Mr. Bonello, representing the investors said ‘’that it ought to be emphasised that very often BOV Client Fact Finds put together investments held by one spouse only with investments held by the other spouse only, and yet again with investments held jointly with the other spouse, which is not in line with the Experienced Investor definition requirements’
Mazars will be reviewing BOV client files and client fact finds but Finco insist that “such Fact Finds merely show the market value of all investments held as at the date of the Fact Find. Value of investments as of the date of the Client Fact Find is altogether different from the value of eligible investment transactions carried out in the previous five years.”
After such a lengthy wait, it is hoped that the correct terms of reference are put in place to ensure a just and fair exercise that will lead to due compensation to the investors.
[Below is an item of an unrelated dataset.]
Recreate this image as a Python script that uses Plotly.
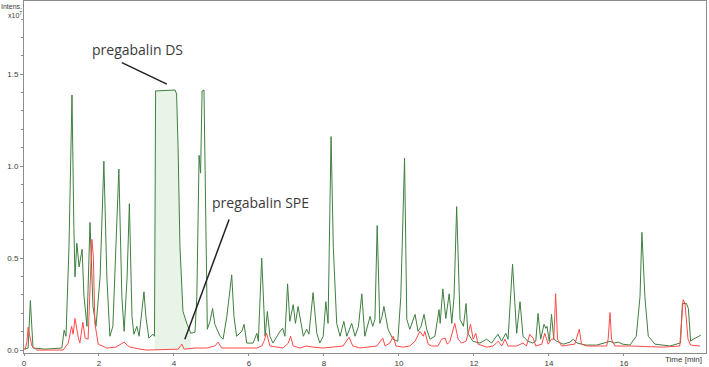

Finco have expressed their concern that as a result of the wrong methodology, many investors may be denied their due compensation even though a correct method of calculating eligible investment transactions would yield below US$50,000.
It appears from Finco’s Press Release that Finco had already relayed their concerns to MFSA back in June and yet the MFSA have chosen to ignore these representations again in MFSA’s Media Release of the 4th September. MFSA should not attempt to abuse their statutory immunity from legal action, especially since this does not apply in circumstances of bad faith.
It is very unfortunate to even contemplate that a public authority entrusted with the protection of investors and one that should set the standards in corporate governance should harbour bad faith. The continued lack of reply to the accusations of Evarist Bartolo that the MFSA’s Chairman and Director General are betraying the mission of MFSA by allowing misleading Prospectuses in place increases the public’s distrust in the same Chairman and Director General and the increased conviction that such accusations are indeed founded.
The difference between perseverance and obstinacy is that one comes from a strong will, and the other from a strong won't. The campaign carried out in favour of investors is a strong desire to obtain justice for the many that had trusted the bank with their savings. It should not be marred by an obstinate no, to try and justify the Bank’s stand throughout this saga.